**What you have to do:** With the pictures left out, copy the listing below exactly.

-- start of Collected data --

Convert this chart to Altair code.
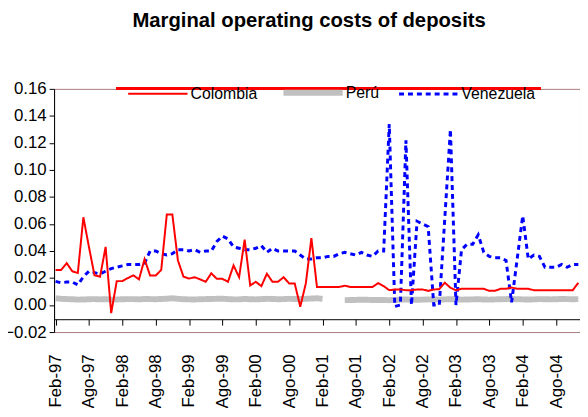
import json
import altair as alt
import pandas as pd

# ---- data ----
tick_labels = ["Feb-97", "Ago-97", "Feb-98", "Ago-98", "Feb-99", "Ago-99", "Feb-00", "Ago-00",
               "Feb-01", "Ago-01", "Feb-02", "Ago-02", "Feb-03", "Ago-03", "Feb-04", "Ago-04"]

series_names = ["Colombia", "Perú", "Venezuela"]

colombia = [0.026, 0.026, 0.031, 0.025, 0.0237, 0.065, 0.043, 0.022, 0.021, 0.043,
            -0.006, 0.0177, 0.0177, 0.020, 0.022, 0.019, 0.034, 0.0218, 0.0218, 0.026,
            0.067, 0.067, 0.033, 0.021, 0.0196, 0.0206, 0.019, 0.0172, 0.0235, 0.0194,
            0.0194, 0.0172, 0.0293, 0.0206, 0.0484, 0.0145, 0.0172, 0.014, 0.0232, 0.0172,
            0.0172, 0.0206, 0.016, 0.016, -0.0012, 0.016, 0.0496, 0.0134, 0.0134, 0.0134,
            0.0134, 0.0134, 0.0143, 0.0134, 0.0134, 0.0134, 0.0134, 0.0134, 0.0162, 0.014,
            0.011, 0.0115, 0.0115, 0.011, 0.011, 0.0115, 0.0115, 0.0105, 0.0115, 0.0118,
            0.0165, 0.0128, 0.0109, 0.012, 0.012, 0.012, 0.012, 0.012, 0.0105, 0.0105,
            0.012, 0.012, 0.013, 0.012, 0.012, 0.012, 0.011, 0.011, 0.011, 0.011,
            0.011, 0.011, 0.011, 0.011, 0.0165]

peru = [0.0050, 0.0046, 0.0044, 0.0043, 0.0040, 0.0041, 0.0043, 0.0044, 0.0042, 0.0043,
        0.0040, 0.0041, 0.0043, 0.0044, 0.0044, 0.0042, 0.0045, 0.0044, 0.0043, 0.0045,
        0.0047, 0.0050, 0.0046, 0.0043, 0.0042, 0.0041, 0.0043, 0.0044, 0.0045, 0.0046,
        0.0047, 0.0044, 0.0042, 0.0042, 0.0045, 0.0043, 0.0042, 0.0044, 0.0046, 0.0045,
        0.0043, 0.0044, 0.0046, 0.0045, 0.0044, 0.0046, 0.0048, 0.0050, 0.0046, None,
        None, None, 0.0036, 0.0037, 0.0038, 0.0040, 0.0039, 0.0037, 0.0038, 0.0037,
        0.0036, 0.0038, 0.0040, 0.0041, 0.0040, 0.0039, 0.0040, 0.0042, 0.0041, 0.0040,
        0.0042, 0.0043, 0.0042, 0.0040, 0.0041, 0.0042, 0.0043, 0.0041, 0.0040, 0.0042,
        0.0043, 0.0044, 0.0045, 0.0043, 0.0042, 0.0041, 0.0042, 0.0044, 0.0043, 0.0042,
        0.0043, 0.0045, 0.0044, 0.0043, 0.0044]

venezuela = [0.0175, 0.0165, 0.017, 0.017, 0.015, 0.021, 0.025, 0.024, 0.023, 0.025,
             0.027, 0.028, 0.029, 0.030, 0.030, 0.030, 0.031, 0.040, 0.040, 0.038,
             0.037, 0.038, 0.041, 0.041, 0.040, 0.041, 0.039, 0.040, 0.040, 0.047,
             0.051, 0.049, 0.043, 0.042, 0.041, 0.041, 0.042, 0.044, 0.039, 0.042,
             0.040, 0.040, 0.040, 0.040, 0.037, 0.034, 0.034, 0.035, 0.035, 0.036,
             0.036, 0.038, 0.039, 0.038, 0.037, 0.039, 0.037, 0.036, 0.040, 0.040,
             0.134, -0.001, 0.0, 0.122, 0.0, 0.062, 0.060, 0.058, 0.0, 0.0,
             0.065, 0.130, 0.0, 0.041, 0.045, 0.045, 0.052, 0.039, 0.036, 0.035,
             0.035, 0.033, 0.002, 0.034, 0.066, 0.034, 0.037, 0.036, 0.028, 0.028,
             0.028, 0.030, 0.028, 0.030, 0.030]

y_ticks = [-0.02, 0.0, 0.02, 0.04, 0.06, 0.08, 0.10, 0.12, 0.14, 0.16]

# ---- table ----
rows = []
for name, vals in [("Perú", peru), ("Venezuela", venezuela), ("Colombia", colombia)]:
    for i, v in enumerate(vals):
        rows.append({"idx": i, "value": v, "series": name})
df = pd.DataFrame(rows)

FONT = "Liberation Sans"
x_values = [6 * k for k in range(len(tick_labels))]
label_expr = json.dumps(tick_labels) + "[round(datum.value / 6)]"

legend = alt.Legend(
    orient="none", legendX=72, legendY=-29, direction="horizontal", columns=3,
    symbolType="stroke", symbolSize=3600, labelFontSize=16, labelFont=FONT,
    labelColor="black", labelOffset=0, columnPadding=14, padding=0, title=None,
)

lines = alt.Chart(df).mark_line(invalid="break-paths-filter-domains").encode(
    x=alt.X("idx:Q",
            scale=alt.Scale(domain=[-0.27, 94.3], nice=False, zero=False),
            axis=alt.Axis(values=x_values, labelExpr=label_expr, labelAngle=270,
                          offset=-13, tickSize=6, labelPadding=29, grid=False,
                          domainColor="black", tickColor="black", labelColor="black",
                          labelFont=FONT, labelFontSize=17, title=None)),
    y=alt.Y("value:Q",
            scale=alt.Scale(domain=[-0.02, 0.16], nice=False),
            axis=alt.Axis(values=y_ticks, format=".2f", tickSize=5, labelPadding=3,
                          grid=False, domainColor="black", tickColor="black",
                          labelColor="black", labelFont=FONT, labelFontSize=17,
                          title=None)),
    color=alt.Color("series:N",
                    scale=alt.Scale(domain=series_names, range=["#ff0000", "#c0c0c0", "#0000ff"]),
                    legend=legend, title=None),
    strokeDash=alt.StrokeDash("series:N",
                              scale=alt.Scale(domain=series_names, range=[[1, 0], [1, 0], [5, 4]]),
                              legend=legend, title=None),
    strokeWidth=alt.StrokeWidth("series:N",
                                scale=alt.Scale(type="ordinal", domain=series_names, range=[2, 6, 3]),
                                legend=legend, title=None),
)

top_line = alt.Chart(df).mark_rule(color="#ff0000", strokeWidth=2.5).encode(
    x=alt.value(63), x2=alt.value(492), y=alt.value(0)
)

chart = alt.layer(lines, top_line).properties(
    width=532, height=246,
    padding={"left": 46.6, "top": 79.5, "right": 0, "bottom": 74},
    autosize=alt.AutoSizeParams(type="none"),
    title=alt.Title("Marginal operating costs of deposits", font=FONT, fontSize=20.5,
                    fontWeight="bold", color="black", anchor="middle", offset=29, dx=-8),
).configure_view(stroke="#a87c7c", strokeWidth=1)

chart.save("out.html", embed_options={"renderer": "svg", "actions": False})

-- end of Collected data --

**Written answer:**
Convert this chart to Altair code.
import json
import altair as alt
import pandas as pd

# ---- data ----
tick_labels = ["Feb-97", "Ago-97", "Feb-98", "Ago-98", "Feb-99", "Ago-99", "Feb-00", "Ago-00",
               "Feb-01", "Ago-01", "Feb-02", "Ago-02", "Feb-03", "Ago-03", "Feb-04", "Ago-04"]

series_names = ["Colombia", "Perú", "Venezuela"]

colombia = [0.026, 0.026, 0.031, 0.025, 0.0237, 0.065, 0.043, 0.022, 0.021, 0.043,
            -0.006, 0.0177, 0.0177, 0.020, 0.022, 0.019, 0.034, 0.0218, 0.0218, 0.026,
            0.067, 0.067, 0.033, 0.021, 0.0196, 0.0206, 0.019, 0.0172, 0.0235, 0.0194,
            0.0194, 0.0172, 0.0293, 0.0206, 0.0484, 0.0145, 0.0172, 0.014, 0.0232, 0.0172,
            0.0172, 0.0206, 0.016, 0.016, -0.0012, 0.016, 0.0496, 0.0134, 0.0134, 0.0134,
            0.0134, 0.0134, 0.0143, 0.0134, 0.0134, 0.0134, 0.0134, 0.0134, 0.0162, 0.014,
            0.011, 0.0115, 0.0115, 0.011, 0.011, 0.0115, 0.0115, 0.0105, 0.0115, 0.0118,
            0.0165, 0.0128, 0.0109, 0.012, 0.012, 0.012, 0.012, 0.012, 0.0105, 0.0105,
            0.012, 0.012, 0.013, 0.012, 0.012, 0.012, 0.011, 0.011, 0.011, 0.011,
            0.011, 0.011, 0.011, 0.011, 0.0165]

peru = [0.0050, 0.0046, 0.0044, 0.0043, 0.0040, 0.0041, 0.0043, 0.0044, 0.0042, 0.0043,
        0.0040, 0.0041, 0.0043, 0.0044, 0.0044, 0.0042, 0.0045, 0.0044, 0.0043, 0.0045,
        0.0047, 0.0050, 0.0046, 0.0043, 0.0042, 0.0041, 0.0043, 0.0044, 0.0045, 0.0046,
        0.0047, 0.0044, 0.0042, 0.0042, 0.0045, 0.0043, 0.0042, 0.0044, 0.0046, 0.0045,
        0.0043, 0.0044, 0.0046, 0.0045, 0.0044, 0.0046, 0.0048, 0.0050, 0.0046, None,
        None, None, 0.0036, 0.0037, 0.0038, 0.0040, 0.0039, 0.0037, 0.0038, 0.0037,
        0.0036, 0.0038, 0.0040, 0.0041, 0.0040, 0.0039, 0.0040, 0.0042, 0.0041, 0.0040,
        0.0042, 0.0043, 0.0042, 0.0040, 0.0041, 0.0042, 0.0043, 0.0041, 0.0040, 0.0042,
        0.0043, 0.0044, 0.0045, 0.0043, 0.0042, 0.0041, 0.0042, 0.0044, 0.0043, 0.0042,
        0.0043, 0.0045, 0.0044, 0.0043, 0.0044]

venezuela = [0.0175, 0.0165, 0.017, 0.017, 0.015, 0.021, 0.025, 0.024, 0.023, 0.025,
             0.027, 0.028, 0.029, 0.030, 0.030, 0.030, 0.031, 0.040, 0.040, 0.038,
             0.037, 0.038, 0.041, 0.041, 0.040, 0.041, 0.039, 0.040, 0.040, 0.047,
             0.051, 0.049, 0.043, 0.042, 0.041, 0.041, 0.042, 0.044, 0.039, 0.042,
             0.040, 0.040, 0.040, 0.040, 0.037, 0.034, 0.034, 0.035, 0.035, 0.036,
             0.036, 0.038, 0.039, 0.038, 0.037, 0.039, 0.037, 0.036, 0.040, 0.040,
             0.134, -0.001, 0.0, 0.122, 0.0, 0.062, 0.060, 0.058, 0.0, 0.0,
             0.065, 0.130, 0.0, 0.041, 0.045, 0.045, 0.052, 0.039, 0.036, 0.035,
             0.035, 0.033, 0.002, 0.034, 0.066, 0.034, 0.037, 0.036, 0.028, 0.028,
             0.028, 0.030, 0.028, 0.030, 0.030]

y_ticks = [-0.02, 0.0, 0.02, 0.04, 0.06, 0.08, 0.10, 0.12, 0.14, 0.16]

# ---- table ----
rows = []
for name, vals in [("Perú", peru), ("Venezuela", venezuela), ("Colombia", colombia)]:
    for i, v in enumerate(vals):
        rows.append({"idx": i, "value": v, "series": name})
df = pd.DataFrame(rows)

FONT = "Liberation Sans"
x_values = [6 * k for k in range(len(tick_labels))]
label_expr = json.dumps(tick_labels) + "[round(datum.value / 6)]"

legend = alt.Legend(
    orient="none", legendX=72, legendY=-29, direction="horizontal", columns=3,
    symbolType="stroke", symbolSize=3600, labelFontSize=16, labelFont=FONT,
    labelColor="black", labelOffset=0, columnPadding=14, padding=0, title=None,
)

lines = alt.Chart(df).mark_line(invalid="break-paths-filter-domains").encode(
    x=alt.X("idx:Q",
            scale=alt.Scale(domain=[-0.27, 94.3], nice=False, zero=False),
            axis=alt.Axis(values=x_values, labelExpr=label_expr, labelAngle=270,
                          offset=-13, tickSize=6, labelPadding=29, grid=False,
                          domainColor="black", tickColor="black", labelColor="black",
                          labelFont=FONT, labelFontSize=17, title=None)),
    y=alt.Y("value:Q",
            scale=alt.Scale(domain=[-0.02, 0.16], nice=False),
            axis=alt.Axis(values=y_ticks, format=".2f", tickSize=5, labelPadding=3,
                          grid=False, domainColor="black", tickColor="black",
                          labelColor="black", labelFont=FONT, labelFontSize=17,
                          title=None)),
    color=alt.Color("series:N",
                    scale=alt.Scale(domain=series_names, range=["#ff0000", "#c0c0c0", "#0000ff"]),
                    legend=legend, title=None),
    strokeDash=alt.StrokeDash("series:N",
                              scale=alt.Scale(domain=series_names, range=[[1, 0], [1, 0], [5, 4]]),
                              legend=legend, title=None),
    strokeWidth=alt.StrokeWidth("series:N",
                                scale=alt.Scale(type="ordinal", domain=series_names, range=[2, 6, 3]),
                                legend=legend, title=None),
)

top_line = alt.Chart(df).mark_rule(color="#ff0000", strokeWidth=2.5).encode(
    x=alt.value(63), x2=alt.value(492), y=alt.value(0)
)

chart = alt.layer(lines, top_line).properties(
    width=532, height=246,
    padding={"left": 46.6, "top": 79.5, "right": 0, "bottom": 74},
    autosize=alt.AutoSizeParams(type="none"),
    title=alt.Title("Marginal operating costs of deposits", font=FONT, fontSize=20.5,
                    fontWeight="bold", color="black", anchor="middle", offset=29, dx=-8),
).configure_view(stroke="#a87c7c", strokeWidth=1)

chart.save("out.html", embed_options={"renderer": "svg", "actions": False})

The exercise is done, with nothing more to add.